#### COLLECTED MATERIAL ####
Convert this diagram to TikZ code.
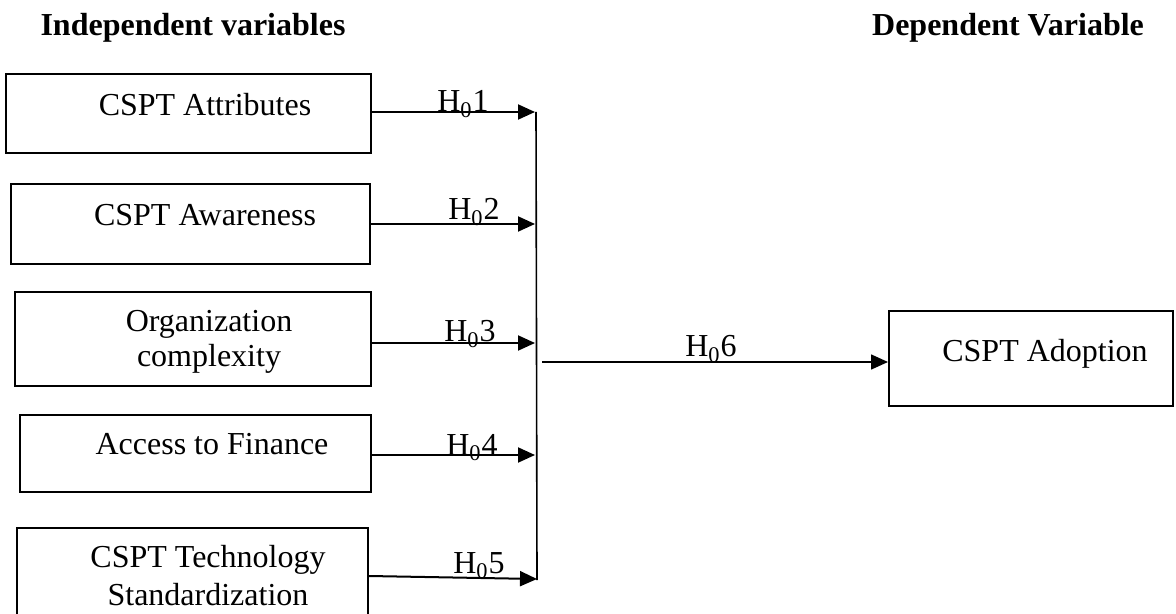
\documentclass[tikz,border=0pt]{standalone}
\usepackage{fontspec}
\setmainfont{Liberation Serif}
\usetikzlibrary{arrows.meta}
\begin{document}
\begin{tikzpicture}[x=0.5pt,y=-0.5pt,
  varbox/.style={draw,line width=1pt,inner sep=0pt,anchor=center},
  boxtext/.style={inner sep=0pt,font=\fontsize{16pt}{19pt}\selectfont},
  heading/.style={inner sep=0pt,anchor=base,font=\fontsize{16pt}{19pt}\selectfont\bfseries},
  hyp/.style={inner sep=0pt,anchor=base,font=\fontsize{16pt}{19pt}\selectfont},
  arr/.style={line width=1pt,-{Triangle[length=8.5pt,width=7.5pt]}},
  joinline/.style={line width=0.8pt}]
\useasboundingbox (0,0) rectangle (1176,614);

% headings
\node[heading] (hind) at (193,36) {Independent variables};
\node[heading] (hdep) at (1008,36) {Dependent Variable};

% independent variable boxes
\node[varbox,minimum width=182.5pt,minimum height=39.5pt] (b1) at (188.5,113.5) {};
\node[varbox,minimum width=179.5pt,minimum height=40pt] (b2) at (190.5,224) {};
\node[varbox,minimum width=178pt,minimum height=47pt] (b3) at (193,339) {};
\node[varbox,minimum width=175.5pt,minimum height=38.5pt] (b4) at (195.5,453.5) {};
\node[varbox,minimum width=175.5pt,minimum height=56pt] (b5) at (192.5,584) {};
% dependent variable box
\node[varbox,minimum width=142pt,minimum height=47.5pt] (b6) at (1031,358.5) {};

% box texts
\node[boxtext,anchor=base] (t1) at (205,116) {CSPT Attributes};
\node[boxtext,anchor=base] (t2) at (205,226) {CSPT Awareness};
\node[boxtext,align=center,font=\fontsize{16pt}{17.5pt}\selectfont] (t3) at (209,342) {Organization\\complexity};
\node[boxtext,anchor=base] (t4) at (212,454) {Access to Finance};
\node[boxtext,align=center] (t5) at (208,576) {CSPT Technology\\Standardization};
\node[boxtext,anchor=base] (t6) at (1045,361) {CSPT Adoption};

% junction points on the collecting line
\coordinate (j1) at (535,112);
\coordinate (j2) at (535,224);
\coordinate (j3) at (535,343);
\coordinate (j4) at (535,455);
\coordinate (j5) at (537,579);
\coordinate (vtop) at (536,112);
\coordinate (vbot) at (537,580);
\coordinate (hub) at (542,362);

% arrows into the collecting line
\draw[arr] (b1.east |- j1) -- (j1);
\draw[arr] (b2.east |- j2) -- (j2);
\draw[arr] (b3.east |- j3) -- (j3);
\draw[arr] (b4.east |- j4) -- (j4);
\draw[arr] ([yshift=4pt]b5.east) -- (j5);
\draw[joinline] (vtop) -- (vbot);
\draw[arr,line width=0.8pt] (hub) -- (b6.west |- hub);

% hypothesis labels
\node[hyp] (h1) at (463,112) {H\textsubscript{0}1};
\node[hyp] (h2) at (474,220) {H\textsubscript{0}2};
\node[hyp] (h3) at (470,342) {H\textsubscript{0}3};
\node[hyp] (h4) at (472,455) {H\textsubscript{0}4};
\node[hyp] (h5) at (479,573) {H\textsubscript{0}5};
\node[hyp] (h6) at (711,357) {H\textsubscript{0}6};
\end{tikzpicture}
\end{document}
####
PROBLEM DETAILS:
Copy the whole of the material above exactly, but not its images.

OUTPUT OF THE EXERCISE:
Convert this diagram to TikZ code.
\documentclass[tikz,border=0pt]{standalone}
\usepackage{fontspec}
\setmainfont{Liberation Serif}
\usetikzlibrary{arrows.meta}
\begin{document}
\begin{tikzpicture}[x=0.5pt,y=-0.5pt,
  varbox/.style={draw,line width=1pt,inner sep=0pt,anchor=center},
  boxtext/.style={inner sep=0pt,font=\fontsize{16pt}{19pt}\selectfont},
  heading/.style={inner sep=0pt,anchor=base,font=\fontsize{16pt}{19pt}\selectfont\bfseries},
  hyp/.style={inner sep=0pt,anchor=base,font=\fontsize{16pt}{19pt}\selectfont},
  arr/.style={line width=1pt,-{Triangle[length=8.5pt,width=7.5pt]}},
  joinline/.style={line width=0.8pt}]
\useasboundingbox (0,0) rectangle (1176,614);

% headings
\node[heading] (hind) at (193,36) {Independent variables};
\node[heading] (hdep) at (1008,36) {Dependent Variable};

% independent variable boxes
\node[varbox,minimum width=182.5pt,minimum height=39.5pt] (b1) at (188.5,113.5) {};
\node[varbox,minimum width=179.5pt,minimum height=40pt] (b2) at (190.5,224) {};
\node[varbox,minimum width=178pt,minimum height=47pt] (b3) at (193,339) {};
\node[varbox,minimum width=175.5pt,minimum height=38.5pt] (b4) at (195.5,453.5) {};
\node[varbox,minimum width=175.5pt,minimum height=56pt] (b5) at (192.5,584) {};
% dependent variable box
\node[varbox,minimum width=142pt,minimum height=47.5pt] (b6) at (1031,358.5) {};

% box texts
\node[boxtext,anchor=base] (t1) at (205,116) {CSPT Attributes};
\node[boxtext,anchor=base] (t2) at (205,226) {CSPT Awareness};
\node[boxtext,align=center,font=\fontsize{16pt}{17.5pt}\selectfont] (t3) at (209,342) {Organization\\complexity};
\node[boxtext,anchor=base] (t4) at (212,454) {Access to Finance};
\node[boxtext,align=center] (t5) at (208,576) {CSPT Technology\\Standardization};
\node[boxtext,anchor=base] (t6) at (1045,361) {CSPT Adoption};

% junction points on the collecting line
\coordinate (j1) at (535,112);
\coordinate (j2) at (535,224);
\coordinate (j3) at (535,343);
\coordinate (j4) at (535,455);
\coordinate (j5) at (537,579);
\coordinate (vtop) at (536,112);
\coordinate (vbot) at (537,580);
\coordinate (hub) at (542,362);

% arrows into the collecting line
\draw[arr] (b1.east |- j1) -- (j1);
\draw[arr] (b2.east |- j2) -- (j2);
\draw[arr] (b3.east |- j3) -- (j3);
\draw[arr] (b4.east |- j4) -- (j4);
\draw[arr] ([yshift=4pt]b5.east) -- (j5);
\draw[joinline] (vtop) -- (vbot);
\draw[arr,line width=0.8pt] (hub) -- (b6.west |- hub);

% hypothesis labels
\node[hyp] (h1) at (463,112) {H\textsubscript{0}1};
\node[hyp] (h2) at (474,220) {H\textsubscript{0}2};
\node[hyp] (h3) at (470,342) {H\textsubscript{0}3};
\node[hyp] (h4) at (472,455) {H\textsubscript{0}4};
\node[hyp] (h5) at (479,573) {H\textsubscript{0}5};
\node[hyp] (h6) at (711,357) {H\textsubscript{0}6};
\end{tikzpicture}
\end{document}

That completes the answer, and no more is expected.